The debate is about what’s known as trade promotion authority. Fast-track trade authority, as it’s better known, would leave Congress with the power to vote up or down on trade deals but with no ability to amend such deals.
Obama says he needs such power to assure the 12 countries involved in the Trans-Pacific Partnership—which would link 40 percent of the world’s economy—that Congress won’t unravel it.
The Senate already barely passed legislation giving Obama trade promotion authority.
In a sign of how tight the vote will be in the House, the chamber narrowly passed a procedural rule Thursday that allowed the trade vote to occur today.
The rule passed 217-212, with 34 Republicans voting against it and eight Democrats backing it. Democrats rarely vote with Republicans on such procedural motions; without the eight Democrats, the measure would have failed.
>>> See How Your Representative Voted on the Rule
The tight vote foreshadows the challenge today, when the House will vote on trade promotion authority and a separate bill offering money and training to workers displaced by trade.
Some conservatives are urging the House to oppose the bills.
“Free trade is good for all Americans, but this fast-track authority has gotten bogged down in the politics of corporate welfare, protectionism and labor union handouts,” said Dan Holler, a spokesman for Heritage Action, the sister organization of The Heritage Foundation.
But others believe trade promotion authority will help the United States set a free-market agenda around the world—no matter who’s leading the negotiations.

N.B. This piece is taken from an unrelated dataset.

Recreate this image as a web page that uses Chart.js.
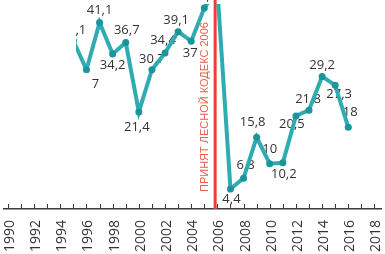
<!DOCTYPE html>
<html>
<head>
<meta charset="utf-8">
<script src="https://cdn.jsdelivr.net/npm/chart.js@4"></script>
<style>
  html, body { margin: 0; padding: 0; background: #fff; }
  canvas { display: block; }
</style>
</head>
<body>
<canvas id="chart" width="385" height="254"></canvas>
<script>
// values (1990-1994 are hidden in the reference)
const years = [1995, 1996, 1997, 1998, 1999, 2000, 2001, 2002, 2003, 2004, 2005,
               2006, 2007, 2008, 2009, 2010, 2011, 2012, 2013, 2014, 2015, 2016];
const values = [37.1, 30.7, 41.1, 34.2, 36.7, 21.4, 30.7, 34.4, 39.1, 37, 44.3,
                48.5, 4.4, 6.8, 15.8, 10, 10.2, 20.5, 21.8, 29.2, 27.3, 18];
const tickYears = [1990, 1992, 1994, 1996, 1998, 2000, 2002, 2004, 2006,
                   2008, 2010, 2012, 2014, 2016, 2018];
const lawYear = 2006;
const lawText = 'ПРИНЯТ ЛЕСНОЙ КОДЕКС 2006';

// where each value label sits, relative to its point (dx, dy)
const labelShift = [
  [0, -10], [0, 15], [0, -12], [0, 11], [1, -12], [-2, 15], [0, -10], [-2, -13],
  [-2, -11], [-1, 12], [0, -12], [0, -12], [1, 10], [2, -13], [-4, -15], [0, -14],
  [1, 12], [-4, 8], [-1, -11], [0, -11], [4, 9], [2, -15]
];

const allYears = [];
for (let y = tickYears[0]; y <= tickYears[tickYears.length - 1]; y++) allYears.push(y);

const fmt = v => String(v).replace('.', ',');

const yearTicks = {
  id: 'yearTicks',
  afterDraw(chart) {
    const xs = chart.scales.x, c = chart.ctx, b = chart.chartArea.bottom;
    c.save();
    c.strokeStyle = '#3a3a3a';
    c.lineWidth = 1;
    allYears.forEach(y => {
      const x = Math.round(xs.getPixelForValue(y)) + 0.5;
      c.beginPath();
      c.moveTo(x, b - 5);
      c.lineTo(x, b);
      c.stroke();
    });
    c.restore();
  }
};

const lawLine = {
  id: 'lawLine',
  beforeDatasetsDraw(chart) {
    const xs = chart.scales.x, c = chart.ctx, a = chart.chartArea;
    const x = xs.getPixelForValue(lawYear - 0.17);
    c.save();
    c.strokeStyle = '#e8412e';
    c.lineWidth = 3;
    c.beginPath();
    c.moveTo(x, 0);
    c.lineTo(x, a.bottom);
    c.stroke();
    c.translate(x - 10, a.bottom - 17);
    c.rotate(-Math.PI / 2);
    c.fillStyle = '#e6604b';
    c.font = '11px "Liberation Sans"';
    c.textAlign = 'left';
    c.textBaseline = 'middle';
    c.fillText(lawText, 0, 0);
    c.restore();
  }
};

const valueLabels = {
  id: 'valueLabels',
  beforeDatasetsDraw(chart) {
    const meta = chart.getDatasetMeta(0), c = chart.ctx;
    c.save();
    c.fillStyle = '#333';
    c.font = '13px "Open Sans"';
    c.textAlign = 'center';
    c.textBaseline = 'middle';
    meta.data.forEach((pt, i) => {
      const s = labelShift[i];
      c.fillText(fmt(values[i]), pt.x + s[0], pt.y + s[1]);
    });
    c.restore();
  }
};

// white area over the top-left corner, as in the reference
const cornerMask = {
  id: 'cornerMask',
  afterDatasetsDraw(chart) {
    const xs = chart.scales.x, ys = chart.scales.y, c = chart.ctx;
    const y30 = ys.getPixelForValue(30), y15 = ys.getPixelForValue(15);
    c.save();
    c.fillStyle = '#fff';
    c.fillRect(0, 0, xs.getPixelForValue(1995.2), y30);
    c.fillRect(0, y30, xs.getPixelForValue(1996.4), y15 - y30);
    c.restore();
  }
};

new Chart(document.getElementById('chart'), {
  type: 'line',
  data: {
    datasets: [{
      data: years.map((y, i) => ({ x: y, y: values[i] })),
      borderColor: '#2eacb1',
      borderWidth: 4,
      pointRadius: 3.5,
      pointBackgroundColor: '#1b959b',
      pointBorderWidth: 0,
      tension: 0
    }]
  },
  options: {
    responsive: false,
    animation: false,
    layout: { padding: 0 },
    plugins: { legend: { display: false }, tooltip: { enabled: false } },
    scales: {
      x: {
        type: 'linear',
        min: 1989.7,
        max: 2018.5,
        afterBuildTicks: s => { s.ticks = allYears.map(v => ({ value: v })); },
        afterFit: s => { s.height = 45; s.paddingLeft = 0; s.paddingRight = 0; },
        grid: { display: false, drawTicks: false },
        border: { display: true, color: '#3a3a3a', width: 1.5 },
        ticks: {
          autoSkip: false,
          minRotation: 90,
          maxRotation: 90,
          padding: 11,
          labelOffset: 2,
          color: '#333',
          font: { family: 'Open Sans', size: 14 },
          callback: v => tickYears.includes(v) ? String(v) : ''
        }
      },
      y: { display: false, min: 0, max: 45.2 }
    }
  },
  plugins: [lawLine, valueLabels, cornerMask, yearTicks]
});
</script>
</body>
</html>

“In order to understand it, you need to eliminate the personalities and take the name Obama out of it,” said Rep. Mike Kelly, R-Pa., in an interview with The Daily Signal. “I am voting for it because I think it’s the smartest thing. I don’t call it fast track. I call it safe track because we have the oversight—we being Congress. We’ll make sure we protect American jobs, and, by the same token, protect the world.”